Es hat letztlich nicht lang gedauert, bis die erste Tür am Freitag am Areal rings um den Streeballplatz an der Connewitzer Spitze verschwunden war. Ihre Funktion ist die in endlosen Kompromissversuchen gefundene Sicherstellung der Öffnungs- und Schließzeiten des Platzes. Wo in der ganzen Stadt die mit Steuermitteln erbauten Freizeitmöglichkeiten rund um die Uhr frei zugänglich sind ein Novum - offenbar extra für Connewitz - sind hier Zeiten von 10 bis 21 Uhr festgelegt. Dass die Tür jetzt das erste Mal weg ist, beschreibt vor allem den Widerstand aus Teilen der Connewitzer Bevölkerung. Der Jüngeren natürlich. Und so meldet heute die Initiative "Für das Politische" bereits "Jeden Tag ein neues Türchen ...".

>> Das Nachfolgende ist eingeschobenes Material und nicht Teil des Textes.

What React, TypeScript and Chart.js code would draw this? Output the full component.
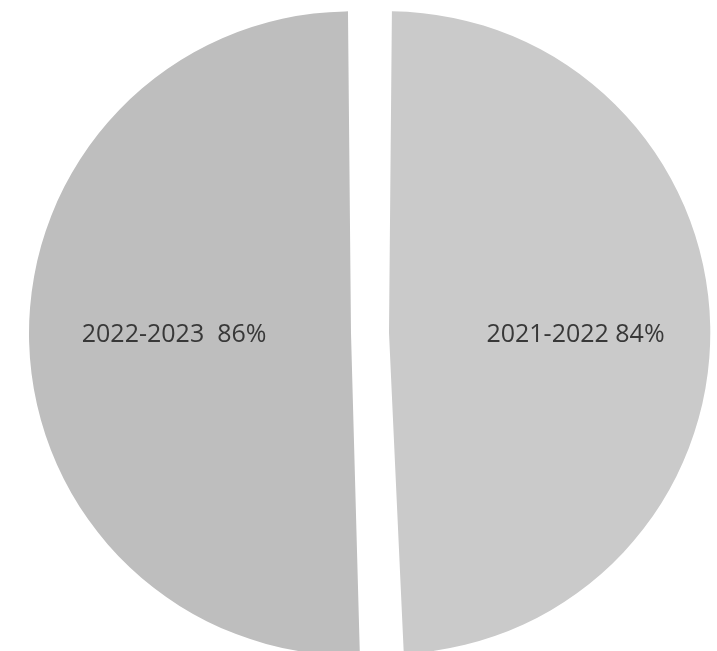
import React, { useEffect, useRef } from "react";
import { Chart, registerables } from "chart.js";

Chart.register(...registerables);

const categories = ["2021-2022", "2022-2023"];
const values = [84, 86];
const separators = [" ", "  "];
const sliceColors = ["#cacaca", "#bebebe"];

const labelPlugin = {
  id: "sliceLabels",
  afterDatasetsDraw(chart: any) {
    const ctx = chart.ctx;
    const meta = chart.getDatasetMeta(0);
    ctx.save();
    ctx.font = "25px 'Open Sans', sans-serif";
    ctx.fillStyle = "#383838";
    ctx.textAlign = "center";
    ctx.textBaseline = "middle";
    meta.data.forEach((arc: any, i: number) => {
      const p = arc.getProps(["x", "y", "startAngle", "endAngle", "outerRadius", "circumference"], true);
      const t = (arc.options.offset || 0) / 4;
      const mid = (p.startAngle + p.endAngle) / 2;
      const fix = 1 - Math.sin(Math.min(Math.PI, p.circumference || 0));
      const realR = p.outerRadius + t * fix;
      const r = t + realR * 0.565;
      const tx = p.x + Math.cos(mid) * r + 5;
      const ty = p.y + 2;
      ctx.fillText(`${categories[i]}${separators[i]}${values[i]}%`, tx, ty);
    });
    ctx.restore();
  },
};

export default function App() {
  const ref = useRef<HTMLCanvasElement>(null);
  useEffect(() => {
    if (!ref.current) return;
    const chart = new Chart(ref.current, {
      type: "pie",
      data: {
        labels: categories,
        datasets: [
          {
            data: values,
            backgroundColor: sliceColors,
            borderWidth: 0,
            offset: 76,
            hoverOffset: 0,
            clip: false as any,
          },
        ],
      },
      options: {
        animation: false,
        responsive: true,
        maintainAspectRatio: false,
        radius: 303,
        rotation: 0,
        layout: { padding: { left: 23, right: 0, top: 15, bottom: 0 } },
        plugins: {
          legend: { display: false },
          tooltip: { enabled: false },
        },
        events: [],
      } as any,
      plugins: [labelPlugin],
    });
    return () => chart.destroy();
  }, []);
  return (
    <div style={{ position: "fixed", left: 0, top: 0, width: 717, height: 651, background: "#fff" }}>
      <canvas ref={ref} />
    </div>
  );
}
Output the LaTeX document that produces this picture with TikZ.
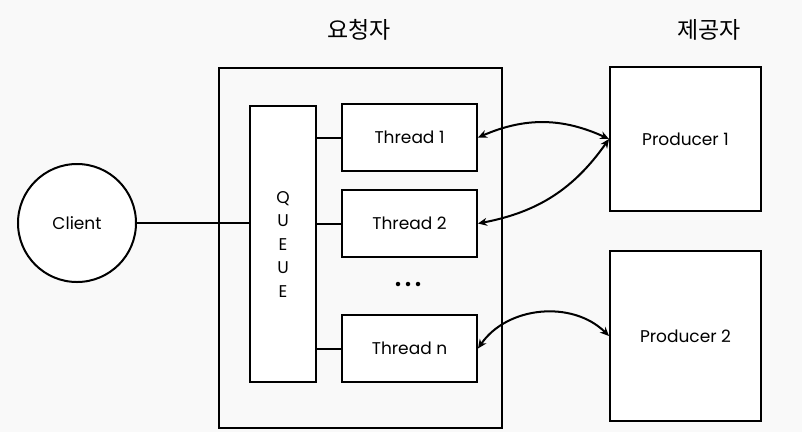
\documentclass[tikz,border=0pt]{standalone}
\usepackage{fontspec}
\setmainfont{Poppins}
\newfontfamily\krfont{Noto Sans CJK KR}
\usetikzlibrary{arrows.meta}
\definecolor{bg}{HTML}{F9F9F9}
\begin{document}
\begin{tikzpicture}[x=1pt,y=-1pt,
  box/.style={draw=black,line width=2pt,fill=white,inner sep=0pt},
  lbl/.style={font=\fontsize{17}{20}\selectfont},
  conn/.style={line width=2pt},
  dot/.style={circle,fill=black,inner sep=0pt,minimum size=4.5pt},
  arr/.style={line width=2pt,{Stealth[length=9pt,width=8pt]}-{Stealth[length=9pt,width=8pt]}}]
\fill[bg] (0,0) rectangle (802,432);
\useasboundingbox (0,0) rectangle (802,432);
% outer requester box
\node[box,fill=none,minimum width=283pt,minimum height=360pt,anchor=north west] (req) at (218,67) {};
\node[font=\krfont\fontsize{23}{26}\selectfont] (reqlbl) at (359,30) {요청자};
\node[font=\krfont\fontsize{23}{26}\selectfont] (prolbl) at (709,30) {제공자};
% queue
\node[box,minimum width=66pt,minimum height=276pt,anchor=north west,align=center,font=\fontsize{17}{23.5}\selectfont] (queue) at (249,105) {Q\\U\\E\\U\\E};
% threads
\node[box,lbl,minimum width=135pt,minimum height=67pt,anchor=north west] (t1) at (341,103) {Thread 1};
\node[box,lbl,minimum width=135pt,minimum height=67pt,anchor=north west] (t2) at (341,189) {Thread 2};
\node[box,lbl,minimum width=135pt,minimum height=67pt,anchor=north west] (tn) at (341,314) {Thread n};
\node[dot] (d1) at (398,284) {};
\node[dot] (d2) at (408,284) {};
\node[dot] (d3) at (418,284) {};
% producers
\node[box,lbl,minimum width=151pt,minimum height=144pt,anchor=north west] (p1) at (609,66) {Producer 1};
\node[box,lbl,minimum width=151pt,minimum height=170pt,anchor=north west] (p2) at (609,250) {Producer 2};
% client
\node[box,circle,lbl,minimum size=118pt] (client) at (77,223) {Client};
% connectors
\draw[conn] (client.east) -- (client.east -| queue.west);
\draw[conn] (queue.east |- t1.west) -- (t1.west);
\draw[conn] (queue.east |- t2.west) -- (t2.west);
\draw[conn] (queue.east |- tn.west) -- (tn.west);
\draw[arr] (t1.east) to[bend left=24] (p1.west);
\draw[arr] (t2.east) to[bend right=22] (p1.west);
\draw[arr] (tn.east) to[bend left=50] (p2.west);
\end{tikzpicture}
\end{document}
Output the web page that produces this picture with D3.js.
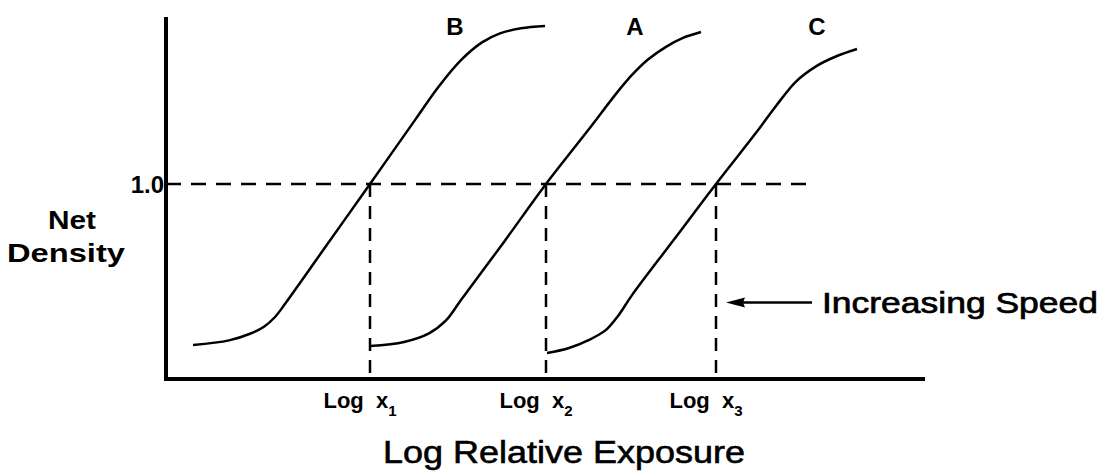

Es hat jede Menge Gezerre um diesen Streetballplatz gegeben – fast so, als ob eine Autobahn durchs Viertel verlegt werden sollte. Da waren die Überlegungen zu Lärm bis in die Nacht, lautstarke Partys wurden vermutet und vor allem natürlich unsachgemäße Nutzungen. Resultat des jahrelangen gerichtlichen Debattierens: aus einem Platz mit Kletterwand, Tischtennisplatten und Basketballkorb wurde ein umzäunter Basketballkorb und ein geräuscharmer Bodenbelag mit verschließbarer Tür für 69.000 Euro Gesamtkosten. Ein regelmäßig zusätzlich kostender Sicherheitsdienst dazu, damit auch der Zaun nicht überstiegen wird und fertig war am 1. August das neue einladende Freizeitangebot der Stadt.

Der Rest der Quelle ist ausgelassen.